Eccellenti visioni
Dalla prima della «Dolce vita» (con sputo al regista Fellini) ai capolavori di Cukor e Buñuel Quando il cinema faceva boom
Milano è stata dal dopoguerra agli anni Ottanta la città più popolosa di sale cinematografiche: la prima visione, la seconda che contava locali come Dal Verme, Diana, Cielo, Colosseo, Impero; la terza visione che elencava in ordine alfabetico i famosi «cinemini» di quartiere o sotto casa, decine di luoghi meravigliosi di socialità e fantasia immortalati nelle canzoni d’allora: Gaber in «Porta Romana» canta di un «cinemino due film cento lire», che era poi il Minerva in via Crema, mentre Jannacci ha reso immortale il Carcano di Porta Romana. Ma erano gli eleganti locali di prima visione, dall’enorme cartellonistica, ad essere presi d’assalto, circa 15 cinema storici, piazzati quasi tutti in corso Vittorio Emanuele, Piccola Broadway, dall’Odeon al Rivoli in San Babila, mentre lungo via Manzoni c’erano il Cavour, il fastosissimo Manzoni, col teatro accanto sotterraneo, e soprattutto il Capitol, uno dei locali che hanno contribuito alla grandezza del cinema italiano, iniziando da «Don Camillo», ma senza evitare gli scandali, compreso Pasolini («Racconti di Canterbury» e «Salò»).

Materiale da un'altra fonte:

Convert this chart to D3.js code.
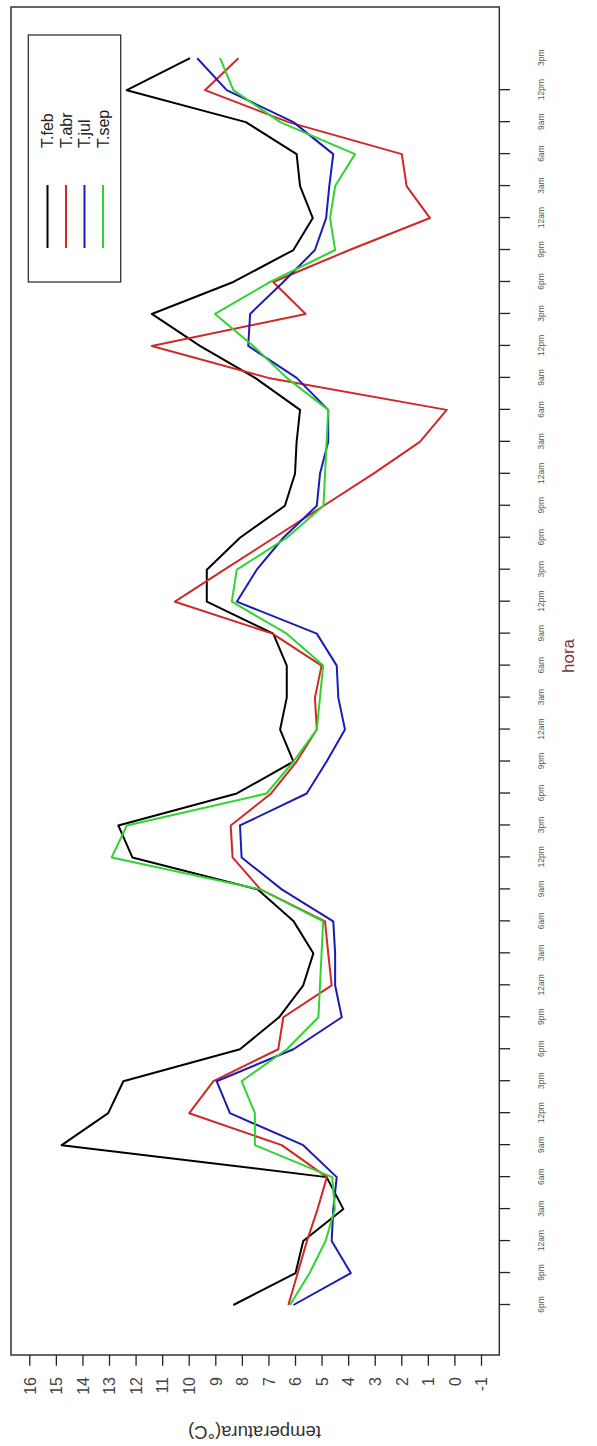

Al Capitol trovarono il loro pubblico i capolavori di Fellini, De Sica, Visconti («Senso» e «La caduta degli Dei»), Germi («Signore & Signori»), Risi («I mostri»), Ferreri («L’Ape regina»), Olmi («L’albero degli zoccoli») oltre certo a tanti Hitchcock, Buñuel, Lumet, Huston, Cukor, Kazan, Huston e Chaplin... un elenco infinito lungo 35 anni. Il Capitol, con 1.350 posti divisi tra platea e galleria (che costava di più), si trovava in via Croce Rossa in asse con Montenapoleone di fronte al De Milan, dove c’è oggi ci sono il regno Armani e la metrò gialla, che forse l’avrebbe salvato dalla chiusura nell’estate del 1984.
S’inaugurò il 16 settembre 1949 con «La parata delle stelle» film del ’43, in ritardo perché durante la dittatura fascista non arrivavano film americani — anche «Via col vento» uscì posticipato di 10 anni, debuttò nel ’49 — aveva una scritta al neon con grafia casual e due maschere (pianto e riso), un lungo corridoio d’ingresso, una vasta sala d’attesa (anche se allora non si aspettava l’orario d’inizio) che portava in platea e due scaloni laterali come nelle vecchie case americane del Sud che si vedono nei film.
L’anno magico del Capitol fu il 1960: il 5 febbraio ospitò la prima di «La dolce vita», presente Fellini, cui l’elegante pubblico vip di allora riservò uno sputo come giudizio critico. L’indomani, dopo il risotto da Biffi, il regista volle vedere come andava il film col pubblico e s’aspettava il deserto, mentre vide le camionette della polizia che tenevano a bada il pubblico, che aveva già capito. Lo storico film restò mesi e mesi al
Capitol, con proiezioni anche a mezzanotte, non si parlava d’altro; nello stesso anno arrivò a ottobre, dopo il mancato Leone a Venezia, «Rocco e i suoi fratelli» di Visconti, girato a Milano, altro scandalo con scene oscurate dalla solerte censura, mentre a Natale fu la volta de «La ciociara» con Loren e De Sica al «gala». Il Capitol — primo ad ospitare il Cinemascope con «La tunica»— continuò a programmare i capolavori di Fellini (come il Mignon quelli di Antonioni), da «Otto e mezzo» (oltre due mesi di tenitura) a «Giulietta degli spiriti» fino ad «Amarcord», il film di Fellini davvero gradito dal vasto pubblico, sempre esaurito anche nelle prime domeniche senza auto per la crisi del petrolio.